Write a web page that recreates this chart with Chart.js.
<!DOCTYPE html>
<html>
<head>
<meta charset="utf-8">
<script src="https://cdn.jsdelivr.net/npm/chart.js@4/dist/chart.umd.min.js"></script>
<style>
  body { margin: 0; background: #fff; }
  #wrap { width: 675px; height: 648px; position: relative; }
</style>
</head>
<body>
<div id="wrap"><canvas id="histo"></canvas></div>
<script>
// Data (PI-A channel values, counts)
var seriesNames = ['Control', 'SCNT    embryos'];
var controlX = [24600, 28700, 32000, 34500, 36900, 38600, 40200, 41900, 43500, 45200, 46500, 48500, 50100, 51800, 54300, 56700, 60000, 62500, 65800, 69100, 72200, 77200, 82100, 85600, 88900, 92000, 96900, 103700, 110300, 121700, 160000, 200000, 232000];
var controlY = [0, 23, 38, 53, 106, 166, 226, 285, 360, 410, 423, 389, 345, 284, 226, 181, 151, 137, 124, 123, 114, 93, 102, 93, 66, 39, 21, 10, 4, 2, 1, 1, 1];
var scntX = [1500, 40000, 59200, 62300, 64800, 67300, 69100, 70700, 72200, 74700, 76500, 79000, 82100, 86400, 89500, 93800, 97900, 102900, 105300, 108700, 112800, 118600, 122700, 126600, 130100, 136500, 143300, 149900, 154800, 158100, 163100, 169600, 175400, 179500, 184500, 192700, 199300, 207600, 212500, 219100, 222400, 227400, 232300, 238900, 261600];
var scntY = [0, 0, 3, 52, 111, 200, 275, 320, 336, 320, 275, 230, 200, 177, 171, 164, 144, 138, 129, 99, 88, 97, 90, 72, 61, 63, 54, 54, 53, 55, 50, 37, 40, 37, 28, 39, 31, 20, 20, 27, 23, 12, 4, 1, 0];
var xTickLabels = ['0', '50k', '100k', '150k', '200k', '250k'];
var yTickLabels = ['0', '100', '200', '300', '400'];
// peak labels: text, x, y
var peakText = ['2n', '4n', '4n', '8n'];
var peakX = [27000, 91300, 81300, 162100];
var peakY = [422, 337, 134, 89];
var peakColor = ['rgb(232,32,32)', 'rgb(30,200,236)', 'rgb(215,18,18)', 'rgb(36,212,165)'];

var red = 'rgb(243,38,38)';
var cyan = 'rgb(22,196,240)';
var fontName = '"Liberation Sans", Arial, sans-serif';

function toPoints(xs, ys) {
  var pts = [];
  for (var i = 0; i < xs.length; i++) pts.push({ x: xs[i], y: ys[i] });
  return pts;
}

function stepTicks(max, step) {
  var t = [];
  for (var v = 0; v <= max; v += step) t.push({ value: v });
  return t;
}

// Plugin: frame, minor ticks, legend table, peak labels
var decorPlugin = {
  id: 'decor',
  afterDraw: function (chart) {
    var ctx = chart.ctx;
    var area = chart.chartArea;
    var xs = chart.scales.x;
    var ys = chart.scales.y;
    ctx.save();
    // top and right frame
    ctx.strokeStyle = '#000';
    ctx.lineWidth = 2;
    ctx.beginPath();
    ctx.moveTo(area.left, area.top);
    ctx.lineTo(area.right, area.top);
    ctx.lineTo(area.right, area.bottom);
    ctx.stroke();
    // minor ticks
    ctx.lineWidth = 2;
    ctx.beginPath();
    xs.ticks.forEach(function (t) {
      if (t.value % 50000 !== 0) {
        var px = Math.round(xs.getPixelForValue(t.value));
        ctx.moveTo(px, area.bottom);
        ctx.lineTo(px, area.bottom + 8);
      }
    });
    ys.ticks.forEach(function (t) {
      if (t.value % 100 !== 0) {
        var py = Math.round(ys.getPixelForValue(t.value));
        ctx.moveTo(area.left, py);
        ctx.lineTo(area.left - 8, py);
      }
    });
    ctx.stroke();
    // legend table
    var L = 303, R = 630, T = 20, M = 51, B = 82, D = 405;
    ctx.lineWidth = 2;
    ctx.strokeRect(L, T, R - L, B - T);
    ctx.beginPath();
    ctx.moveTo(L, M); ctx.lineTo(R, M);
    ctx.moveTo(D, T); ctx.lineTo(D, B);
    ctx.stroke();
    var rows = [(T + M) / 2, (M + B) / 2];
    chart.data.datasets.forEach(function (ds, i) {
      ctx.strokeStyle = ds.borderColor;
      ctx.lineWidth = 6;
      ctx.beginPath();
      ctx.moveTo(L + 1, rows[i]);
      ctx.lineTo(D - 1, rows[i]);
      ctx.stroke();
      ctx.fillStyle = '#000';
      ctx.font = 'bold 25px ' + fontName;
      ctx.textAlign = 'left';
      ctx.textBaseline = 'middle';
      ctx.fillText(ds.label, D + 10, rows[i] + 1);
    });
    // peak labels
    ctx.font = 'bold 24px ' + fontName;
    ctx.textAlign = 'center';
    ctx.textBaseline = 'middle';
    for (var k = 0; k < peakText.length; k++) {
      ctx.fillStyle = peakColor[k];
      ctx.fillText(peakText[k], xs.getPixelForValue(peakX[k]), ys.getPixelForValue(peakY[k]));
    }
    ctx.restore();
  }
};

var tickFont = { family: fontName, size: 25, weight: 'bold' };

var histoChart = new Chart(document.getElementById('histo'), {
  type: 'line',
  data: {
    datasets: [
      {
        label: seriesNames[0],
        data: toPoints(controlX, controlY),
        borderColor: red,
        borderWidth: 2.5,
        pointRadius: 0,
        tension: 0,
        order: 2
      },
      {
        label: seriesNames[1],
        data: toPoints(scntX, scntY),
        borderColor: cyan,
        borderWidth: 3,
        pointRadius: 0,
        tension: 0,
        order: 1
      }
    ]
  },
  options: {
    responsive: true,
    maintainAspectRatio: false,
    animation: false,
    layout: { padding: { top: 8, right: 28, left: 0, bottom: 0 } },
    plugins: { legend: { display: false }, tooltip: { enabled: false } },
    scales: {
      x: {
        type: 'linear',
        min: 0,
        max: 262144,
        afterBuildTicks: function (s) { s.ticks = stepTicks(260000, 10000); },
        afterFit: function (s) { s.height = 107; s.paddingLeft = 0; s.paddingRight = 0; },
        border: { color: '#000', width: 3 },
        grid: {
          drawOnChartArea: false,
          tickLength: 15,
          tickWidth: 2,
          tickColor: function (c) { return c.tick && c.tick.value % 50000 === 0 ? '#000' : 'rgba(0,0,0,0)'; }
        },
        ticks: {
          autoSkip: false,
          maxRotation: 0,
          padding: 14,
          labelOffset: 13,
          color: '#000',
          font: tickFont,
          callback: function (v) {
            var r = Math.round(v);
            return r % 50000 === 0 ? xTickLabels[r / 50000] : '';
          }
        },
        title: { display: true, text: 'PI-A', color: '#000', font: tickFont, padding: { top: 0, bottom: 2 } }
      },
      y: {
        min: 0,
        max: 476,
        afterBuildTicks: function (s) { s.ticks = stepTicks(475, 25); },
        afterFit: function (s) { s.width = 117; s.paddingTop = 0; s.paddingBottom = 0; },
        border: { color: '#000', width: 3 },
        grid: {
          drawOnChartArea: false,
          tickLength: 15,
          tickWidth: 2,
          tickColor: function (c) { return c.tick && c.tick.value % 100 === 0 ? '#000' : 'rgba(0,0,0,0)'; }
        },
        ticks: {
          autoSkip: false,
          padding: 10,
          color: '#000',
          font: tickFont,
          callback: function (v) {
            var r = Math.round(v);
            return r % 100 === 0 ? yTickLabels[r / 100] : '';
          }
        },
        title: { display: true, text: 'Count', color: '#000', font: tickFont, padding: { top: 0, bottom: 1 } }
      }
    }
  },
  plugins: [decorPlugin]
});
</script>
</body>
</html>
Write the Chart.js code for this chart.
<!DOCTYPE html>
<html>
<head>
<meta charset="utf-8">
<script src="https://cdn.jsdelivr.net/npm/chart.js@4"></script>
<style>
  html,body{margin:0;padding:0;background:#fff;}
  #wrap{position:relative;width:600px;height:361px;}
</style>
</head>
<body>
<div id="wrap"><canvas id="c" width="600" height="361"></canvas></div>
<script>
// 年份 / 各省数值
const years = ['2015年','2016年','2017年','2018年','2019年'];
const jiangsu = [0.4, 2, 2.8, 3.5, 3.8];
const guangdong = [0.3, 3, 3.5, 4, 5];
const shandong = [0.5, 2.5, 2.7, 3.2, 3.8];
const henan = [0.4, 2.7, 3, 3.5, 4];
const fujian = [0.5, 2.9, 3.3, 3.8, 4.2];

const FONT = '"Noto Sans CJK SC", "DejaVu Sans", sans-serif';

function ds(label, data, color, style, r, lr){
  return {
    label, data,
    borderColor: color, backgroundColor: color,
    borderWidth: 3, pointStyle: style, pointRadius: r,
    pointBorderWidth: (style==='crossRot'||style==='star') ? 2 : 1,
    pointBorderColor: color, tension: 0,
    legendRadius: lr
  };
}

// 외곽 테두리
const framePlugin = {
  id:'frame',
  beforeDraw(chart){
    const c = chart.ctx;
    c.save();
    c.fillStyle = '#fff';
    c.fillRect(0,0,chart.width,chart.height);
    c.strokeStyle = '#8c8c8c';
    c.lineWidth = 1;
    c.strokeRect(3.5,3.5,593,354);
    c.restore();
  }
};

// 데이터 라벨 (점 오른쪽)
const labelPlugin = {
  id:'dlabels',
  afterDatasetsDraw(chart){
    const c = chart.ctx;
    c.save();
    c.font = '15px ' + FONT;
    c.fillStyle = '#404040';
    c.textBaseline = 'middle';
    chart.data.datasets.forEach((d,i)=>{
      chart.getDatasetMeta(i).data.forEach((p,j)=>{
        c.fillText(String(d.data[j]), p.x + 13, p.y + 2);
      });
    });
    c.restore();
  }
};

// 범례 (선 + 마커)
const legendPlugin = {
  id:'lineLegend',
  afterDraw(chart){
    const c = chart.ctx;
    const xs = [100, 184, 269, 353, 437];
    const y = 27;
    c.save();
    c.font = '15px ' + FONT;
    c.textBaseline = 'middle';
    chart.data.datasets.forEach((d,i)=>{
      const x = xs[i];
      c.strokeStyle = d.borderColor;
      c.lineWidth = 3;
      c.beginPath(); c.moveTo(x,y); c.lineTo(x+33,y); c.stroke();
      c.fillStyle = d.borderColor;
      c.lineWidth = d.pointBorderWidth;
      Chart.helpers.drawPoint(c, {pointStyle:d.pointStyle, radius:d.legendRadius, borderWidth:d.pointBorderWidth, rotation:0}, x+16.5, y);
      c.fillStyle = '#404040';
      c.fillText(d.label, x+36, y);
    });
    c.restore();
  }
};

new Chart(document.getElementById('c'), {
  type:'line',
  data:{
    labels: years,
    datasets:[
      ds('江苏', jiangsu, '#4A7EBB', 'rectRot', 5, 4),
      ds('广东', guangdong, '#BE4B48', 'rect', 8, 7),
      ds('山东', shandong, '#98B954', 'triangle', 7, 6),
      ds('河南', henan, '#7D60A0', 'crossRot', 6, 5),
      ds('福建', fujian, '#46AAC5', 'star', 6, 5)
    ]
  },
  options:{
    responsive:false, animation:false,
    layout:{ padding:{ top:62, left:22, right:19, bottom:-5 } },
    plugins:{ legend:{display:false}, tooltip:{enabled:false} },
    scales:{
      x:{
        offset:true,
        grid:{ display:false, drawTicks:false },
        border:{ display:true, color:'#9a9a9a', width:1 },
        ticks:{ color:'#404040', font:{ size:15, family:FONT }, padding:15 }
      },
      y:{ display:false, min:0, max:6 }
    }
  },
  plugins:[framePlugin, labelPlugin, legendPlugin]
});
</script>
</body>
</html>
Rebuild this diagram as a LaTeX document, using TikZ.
——————
◆ Task to complete ◆
Report every line in the data above in which the word "this" appears.

◆ Exercise solution ◆
Write a web page that recreates this chart with Chart.js.
Write the Chart.js code for this chart.
Rebuild this diagram as a LaTeX document, using TikZ.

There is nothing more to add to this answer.